Net interest income — the difference between interest paid out on deposits and interest earned on lending — rose 7.5 percent from a year earlier to 7.514 billion euros.

Bad loans as a proportion of total lending edged up to 3.61 percent from 3.34 percent a year earlier.

Gross income increased 6.0 percent from a year earlier to a record 10.852 billion euros.

“The performance of the branch networks in Spain are of particular note, growing by 7.0 percent to 1.562 billion after falling to their lowest levels in the fourth quarter of 2010, of 1.455 billion,” Santander said.

The results were well received on the Madrid stock market, where Santander shares rose 1.64 percent to 8.614 euros after the opening in a market that was down 1.10 percent.

“These results highlight the enormous benefits of geographic diversification,” Banco Santander Chairman Emilio Botin said.

“Revenues are growing at a good pace throughout the group and in Spain reversed the downward trend of recent quarters. I am convinced that this change will continue in the coming months.”

Santander, the eurozone’s biggest bank by market capitalisation, said Lisbon’s requested international rescue package would have little effect on the company.

“The changed outlook that could result from the rescue plan requested by the Portuguese government would have an immaterial impact on the Group,” Santander reported, although it said it holds 1.6 billion euros in Portuguese debt.

Santander’s profits in Portugal plunged 34 percent in the first quarter to 90 million euros.

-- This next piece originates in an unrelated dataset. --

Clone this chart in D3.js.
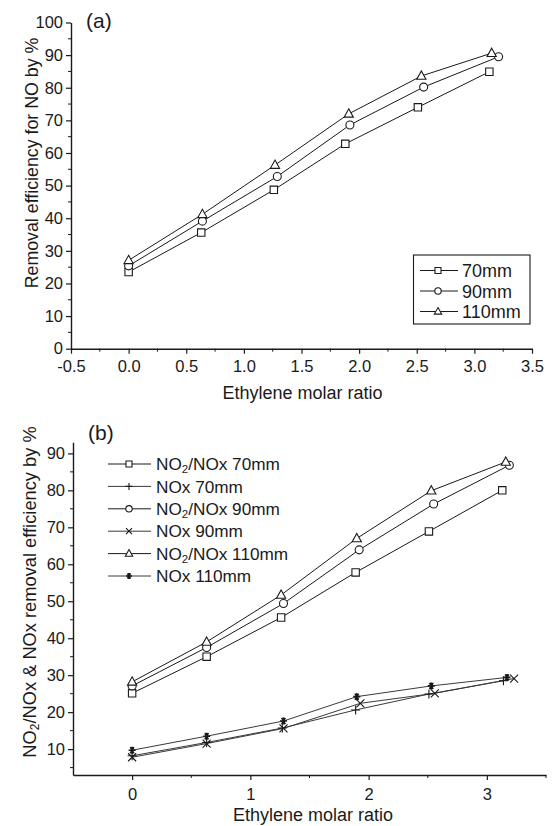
<!DOCTYPE html>
<html>
<head>
<meta charset="utf-8">
<script src="https://cdn.jsdelivr.net/npm/d3@7"></script>
<style>
  html, body { margin: 0; padding: 0; background: #fff; }
  svg { display: block; font-family: "Liberation Sans", Arial, Helvetica, sans-serif; }
</style>
</head>
<body>
<svg id="chart" width="552" height="826"></svg>
<script>
// ---------- Data: panel (a) ----------
const aSeriesNames = ["70mm", "90mm", "110mm"];
const aSymbols = ["square", "circle", "triangle"];
const aX70 = [0, 0.63, 1.26, 1.88, 2.51, 3.13];
const aY70 = [23.5, 35.6, 48.7, 62.8, 74.0, 84.9];
const aX90 = [0, 0.64, 1.29, 1.92, 2.56, 3.21];
const aY90 = [25.4, 39.1, 52.8, 68.6, 80.2, 89.5];
const aX110 = [0, 0.64, 1.27, 1.91, 2.54, 3.15];
const aY110 = [27.1, 41.2, 56.3, 72.0, 83.6, 90.6];
const aXTicks = [-0.5, 0.0, 0.5, 1.0, 1.5, 2.0, 2.5, 3.0, 3.5];
const aYTicks = [0, 10, 20, 30, 40, 50, 60, 70, 80, 90, 100];

// ---------- Data: panel (b) ----------
const bSeriesNames = ["NO2/NOx 70mm", "NOx 70mm", "NO2/NOx 90mm", "NOx 90mm", "NO2/NOx 110mm", "NOx 110mm"];
const bSymbols = ["square", "plus", "circle", "cross", "triangle", "star"];
const bXRatio70 = [0, 0.63, 1.26, 1.89, 2.51, 3.13];
const bYNO2_70 = [25.1, 35.0, 45.6, 57.8, 68.9, 80.0];
const bXNOx70 = [0, 0.63, 1.27, 1.89, 2.51, 3.14];
const bYNOx70 = [8.2, 11.8, 15.7, 20.6, 24.9, 28.5];
const bXRatio90 = [0, 0.63, 1.28, 1.92, 2.55, 3.19];
const bYNO2_90 = [27.1, 37.5, 49.4, 63.9, 76.3, 86.8];
const bXNOx90 = [0, 0.63, 1.28, 1.93, 2.56, 3.23];
const bYNOx90 = [7.8, 11.5, 15.6, 22.4, 25.1, 29.1];
const bXRatio110 = [0, 0.63, 1.26, 1.90, 2.53, 3.16];
const bYNO2_110 = [28.2, 39.0, 51.7, 67.0, 79.9, 87.7];
const bXNOx110 = [0, 0.63, 1.28, 1.90, 2.53, 3.17];
const bYNOx110 = [9.7, 13.5, 17.6, 24.2, 27.1, 29.4];
const bXTicks = [0, 1, 2, 3];
const bYTicks = [10, 20, 30, 40, 50, 60, 70, 80, 90];

const svg = d3.select("#chart");
const ink = "#1a1a1a";
const FONT = "'Liberation Sans', Arial, sans-serif";

function markerPath(type) {
  switch (type) {
    case "square": return "M-3.7,-3.7H3.7V3.7H-3.7Z";
    case "circle": return "M4,0A4,4 0 1,1 -4,0A4,4 0 1,1 4,0Z";
    case "triangle": return "M0,-5L4.6,3.3H-4.6Z";
    case "plus": return "M-4.5,0H4.5M0,-4.5V4.5";
    case "cross": return "M-4,-4L4,4M-4,4L4,-4";
    case "star": return "M-3.5,0H3.5M-1.8,-3.1L1.8,3.1M-1.8,3.1L1.8,-3.1M0,-3.5V3.5";
  }
}
function smallMarkerPath(type) {
  switch (type) {
    case "square": return "M-3,-3H3V3H-3Z";
    case "circle": return "M3.2,0A3.2,3.2 0 1,1 -3.2,0A3.2,3.2 0 1,1 3.2,0Z";
    case "triangle": return "M0,-4L3.7,2.6H-3.7Z";
    case "plus": return "M-3.5,0H3.5M0,-3.5V3.5";
    case "cross": return "M-3,-3L3,3M-3,3L3,-3";
    case "star": return "M-3,0H3M-1.5,-2.6L1.5,2.6M-1.5,2.6L1.5,-2.6M0,-3V3";
  }
}
function drawMarker(g, type, x, y, small) {
  const filled = (type === "square" || type === "circle" || type === "triangle");
  g.append("path")
    .attr("d", small ? smallMarkerPath(type) : markerPath(type))
    .attr("transform", `translate(${x},${y})`)
    .attr("fill", filled ? "#fff" : "none")
    .attr("stroke", ink)
    .attr("stroke-width", type === "star" ? 1.6 : 1.1);
}

function styleAxis(g) {
  g.selectAll("path.domain").attr("stroke", ink).attr("stroke-width", 1.4);
  g.selectAll(".tick line").attr("stroke", ink).attr("stroke-width", 1.2);
  g.selectAll(".tick text").attr("fill", ink).style("font-family", FONT).attr("font-size", 16.5);
}

// ================= Panel (a) =================
{
  const x = d3.scaleLinear().domain([-0.5, 3.5]).range([71, 532]);
  const y = d3.scaleLinear().domain([0, 100]).range([348.7, 22.5]);
  const g = svg.append("g");

  const xMinor = d3.range(-0.25, 3.5, 0.5);
  const yMinor = d3.range(5, 100, 10);
  g.append("g").selectAll("line").data(xMinor).join("line")
    .attr("x1", d => x(d)).attr("x2", d => x(d))
    .attr("y1", y(0)).attr("y2", y(0) + 3)
    .attr("stroke", ink).attr("stroke-width", 1);
  g.append("g").selectAll("line").data(yMinor).join("line")
    .attr("x1", x(-0.5) - 3).attr("x2", x(-0.5))
    .attr("y1", d => y(d)).attr("y2", d => y(d))
    .attr("stroke", ink).attr("stroke-width", 1);

  const xAxis = g.append("g").attr("transform", `translate(0,${y(0)})`)
    .call(d3.axisBottom(x).tickValues(aXTicks).tickFormat(d => d.toFixed(1)).tickSize(5).tickSizeOuter(0));
  styleAxis(xAxis);
  xAxis.selectAll(".tick text").attr("dy", "0.95em");
  const yAxis = g.append("g").attr("transform", `translate(${x(-0.5)},0)`)
    .call(d3.axisLeft(y).tickValues(aYTicks).tickSize(5).tickSizeOuter(0));
  styleAxis(yAxis);

  const series = [
    { xs: aX70, ys: aY70 },
    { xs: aX90, ys: aY90 },
    { xs: aX110, ys: aY110 }
  ];
  const line = d3.line().x(d => x(d[0])).y(d => y(d[1]));
  series.forEach((s) => {
    const pts = s.xs.map((v, k) => [v, s.ys[k]]);
    g.append("path").attr("d", line(pts)).attr("fill", "none")
      .attr("stroke", ink).attr("stroke-width", 1);
  });
  series.forEach((s, i) => {
    s.xs.forEach((v, k) => drawMarker(g, aSymbols[i], x(v), y(s.ys[k]), false));
  });

  g.append("text").attr("x", 86).attr("y", 28).attr("font-size", 21).attr("fill", ink).text("(a)");

  g.append("text").attr("transform", `translate(38,163) rotate(-90)`)
    .attr("text-anchor", "middle").attr("font-size", 17.8).attr("fill", ink)
    .text("Removal efficiency for NO by %");
  g.append("text").attr("x", 302.5).attr("y", 398.5).attr("text-anchor", "middle")
    .attr("font-size", 18).attr("fill", ink).text("Ethylene molar ratio");

  const lg = g.append("g");
  lg.append("rect").attr("x", 413.5).attr("y", 255).attr("width", 116.5).attr("height", 69)
    .attr("fill", "#fff").attr("stroke", ink).attr("stroke-width", 1.1);
  aSeriesNames.forEach((name, i) => {
    const cy = 270.5 + i * 20.5;
    lg.append("line").attr("x1", 420).attr("x2", 458).attr("y1", cy).attr("y2", cy)
      .attr("stroke", ink).attr("stroke-width", 1);
    drawMarker(lg, aSymbols[i], 438, cy, true);
    lg.append("text").attr("x", 462).attr("y", cy + 6.5).attr("font-size", 18)
      .attr("fill", ink).text(name);
  });
}

// ================= Panel (b) =================
{
  const x = d3.scaleLinear().domain([-0.5, 3.5]).range([73, 546]);
  const y = d3.scaleLinear().domain([3, 93]).range([775, 442.3]);
  const g = svg.append("g");

  const xMinor = [0.5, 1.5, 2.5, 3.5];
  const yMinor = d3.range(5, 93, 10);
  g.append("g").selectAll("line").data(xMinor).join("line")
    .attr("x1", d => x(d)).attr("x2", d => x(d))
    .attr("y1", y(3)).attr("y2", y(3) + 3)
    .attr("stroke", ink).attr("stroke-width", 1);
  g.append("g").selectAll("line").data(yMinor).join("line")
    .attr("x1", x(-0.5) - 3).attr("x2", x(-0.5))
    .attr("y1", d => y(d)).attr("y2", d => y(d))
    .attr("stroke", ink).attr("stroke-width", 1);

  const xAxis = g.append("g").attr("transform", `translate(0,${y(3)})`)
    .call(d3.axisBottom(x).tickValues(bXTicks).tickFormat(d3.format("d")).tickSize(5).tickSizeOuter(0));
  styleAxis(xAxis);
  xAxis.selectAll(".tick text").attr("dy", "1em");
  const yAxis = g.append("g").attr("transform", `translate(${x(-0.5)},0)`)
    .call(d3.axisLeft(y).tickValues(bYTicks).tickSize(5).tickSizeOuter(0));
  styleAxis(yAxis);

  const series = [
    { xs: bXRatio70, ys: bYNO2_70 },
    { xs: bXNOx70, ys: bYNOx70 },
    { xs: bXRatio90, ys: bYNO2_90 },
    { xs: bXNOx90, ys: bYNOx90 },
    { xs: bXRatio110, ys: bYNO2_110 },
    { xs: bXNOx110, ys: bYNOx110 }
  ];
  const line = d3.line().x(d => x(d[0])).y(d => y(d[1]));
  series.forEach((s, i) => {
    const pts = s.xs.map((v, k) => [v, s.ys[k]]);
    g.append("path").attr("d", line(pts)).attr("fill", "none")
      .attr("stroke", i % 2 === 1 ? "#3a3a3a" : ink).attr("stroke-width", 1);
  });
  series.forEach((s, i) => {
    s.xs.forEach((v, k) => drawMarker(g, bSymbols[i], x(v), y(s.ys[k]), false));
  });

  g.append("text").attr("x", 88).attr("y", 440).attr("font-size", 21).attr("fill", ink).text("(b)");

  const yt = g.append("text").attr("transform", `translate(36,592) rotate(-90)`)
    .attr("text-anchor", "middle").attr("font-size", 18.3).attr("fill", ink);
  yt.append("tspan").text("NO");
  yt.append("tspan").attr("font-size", 12).attr("dy", 3).text("2");
  yt.append("tspan").attr("dy", -3).text("/NOx & NOx removal efficiency by %");

  g.append("text").attr("x", 313).attr("y", 821).attr("text-anchor", "middle")
    .attr("font-size", 18).attr("fill", ink).text("Ethylene molar ratio");

  bSeriesNames.forEach((name, i) => {
    const cy = 464 + i * 22.4;
    g.append("line").attr("x1", 108).attr("x2", 151).attr("y1", cy).attr("y2", cy)
      .attr("stroke", i % 2 === 1 ? "#3a3a3a" : ink).attr("stroke-width", 1);
    drawMarker(g, bSymbols[i], 129, cy, true);
    const t = g.append("text").attr("x", 156).attr("y", cy + 6.2).attr("font-size", 17.2).attr("fill", ink);
    if (name.startsWith("NO2")) {
      t.append("tspan").text("NO");
      t.append("tspan").attr("font-size", 11.5).attr("dy", 3).text("2");
      t.append("tspan").attr("dy", -3).text(name.slice(3));
    } else {
      t.text(name);
    }
  });
}
</script>
</body>
</html>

The country represents 4.0 percent of its portfolio and 3.0 percent of its profits.

But the bank’s financial director Jose Antonio Alvarez said in a telephone conference that its Portuguese subsidiary, Santander Totta, “is in a relatively good situation” compared to the rest of the sector.

Totta “is very well prepared” faced with “an outlook of stagnation which will have an impact on commercial revenues and the bad loans rate” and this impact will therefore be “moderate.”